Título: De ouvidos bem abertos
Autor: Dora Kramer
Fonte: O Estado de São Paulo, 14/02/2006, Nacional, p. A6

Lula recebe relatos sobre dilema de Serra entre ficar na Prefeitura ou deixá-la

Antes de viajar para a África, o presidente Luiz Inácio da Silva ouviu de um de seus auxiliares com bom trânsito entre as fileiras adversárias - vale dizer, PSDB - um relato sobre o estado de espírito do prefeito de São Paulo, José Serra, nestes dias que antecedem a decisão sobre quem será o candidato do partido à Presidência da República e, em tese, seu oponente na eleição de outubro.

O personagem havia conversado com Serra longamente dias antes e transmitiu a Lula sua impressão: o prefeito será o candidato se quiser, vontade de disputar não lhe falta, mas a dúvida sobre o preço a pagar pela interrupção do mandato para o qual foi eleito um ano e meio atrás tem um peso considerável.

O governista disse a Lula que já vira anteriormente Serra mais assertivo em relação à candidatura e agora, embora sem manifestar grandes aflições com a decisão, mostra-se preso a um dilema cuja solução não dá sinais de pretender antecipar.

Evidente que Serra sabia o destino a ser dado ao conteúdo daquela conversa e, por isso mesmo, deve ter evitado ser muito expansivo nos detalhes, prejudicando o valor das informações. Ainda assim, o episódio serve como revelador da existência de pontes de contato e do interesse de Lula no acompanhamento da movimentação do adversário.

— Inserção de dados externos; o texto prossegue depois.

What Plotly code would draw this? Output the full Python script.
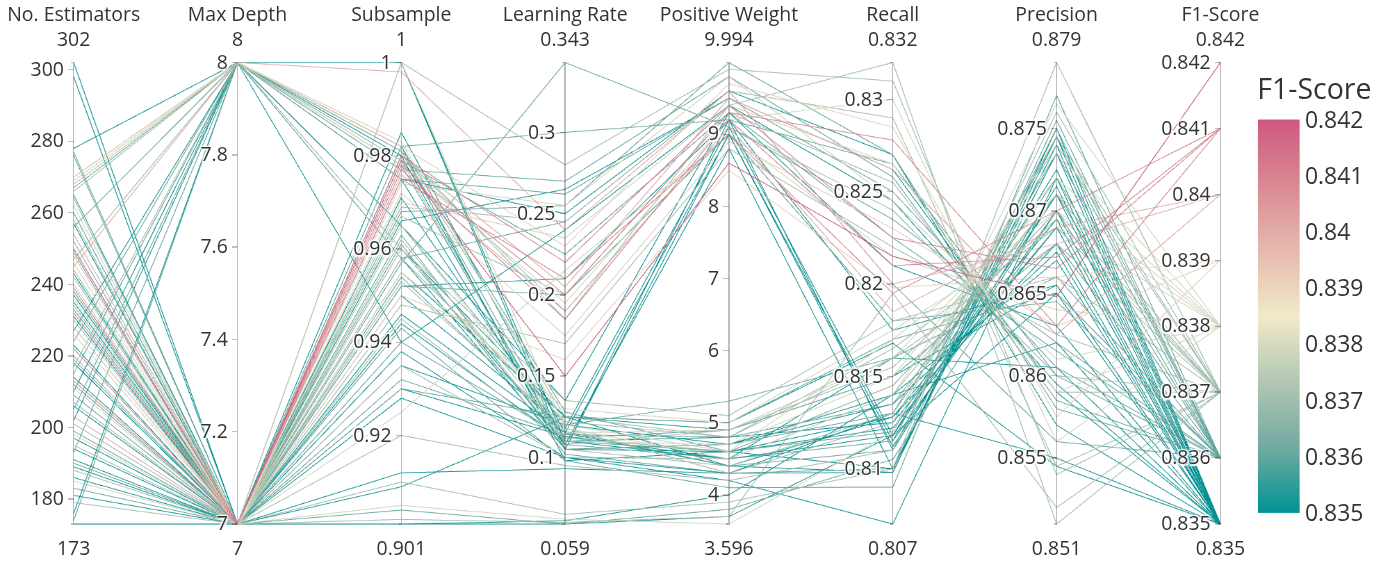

"Ele vai usar os prazos até o fim", ficou sabendo o presidente que, segundo seu, pode-se dizer, conselheiro, não fez juízo de valor sobre o processo de escolha do candidato do PSDB. Entre outros motivos porque não há no governo unanimidade a respeito de quem seria o contendor ideal, o mais fácil de derrotar.

Existem, na ótica do Planalto, prós e contras em ambos, a despeito de durante todo o ano passado os governistas manifestarem alívio pelo fato de José Serra estar "preso" à cadeira de prefeito.

Agora que a hora da decisão se aproxima, há uma certa tendência entre os petistas de dizerem que o governador Geraldo Alckmin é um adversário mais difícil, porque tem ótima avaliação em São Paulo, dispõe de um perfil feito à imagem e semelhança do gosto da classe média e não se presta muito à estratégia de comparação entre as administrações Lula e Fernando Henrique, como pretende o PT.

Em compensação, seria prejudicado por uma imagem de excessivo conservadorismo e ausência de idéias objetiva e amplamente conhecidas. Neste aspecto, Serra é considerado mais forte: "sofisticado", consistente e complicado de enfrentar no plano da defesa de um projeto de país com começo, meio e fim.

O prefeito também teria a vantagem (para o PSDB) e a desvantagem (para o PT) de já se ter mostrado capaz de derrotar o governo num momento em que Lula ainda estava no auge e as denúncias que viriam a criar a crise do mensalão não passavam de um disse-me-disse difuso.

Sob reserva e muito discretamente, o interlocutor de ambos os possíveis oponentes na eleição saúda o fato de não ser ele o responsável pela escolha do candidato tucano - "e se a opção se revelar equivocada ao longo da campanha" - e revela que, se por hipótese, só para fazer uma conjectura, lhe fosse dada essa tarefa, como correligionário de Lula escolheria Geraldo Alckmin.

Esperança

Ainda dentro da análise governista sobre as articulações do adversário, no Planalto se mantém firme a esperança de que o PMDB não venha a ter candidato a presidente.

Com base não se sabe exatamente em que tipo de dados, o governo confia que de alguma forma os senadores José Sarney e Renan Calheiros, mais os ministros do PMDB, acharão um jeito de impedir a realização das prévias marcadas para 19 de março.

O histórico dos embates entre as alas governista e oposicionista do partido não sustenta essa esperança, pois, até agora, os aliados do Planalto perderam todas.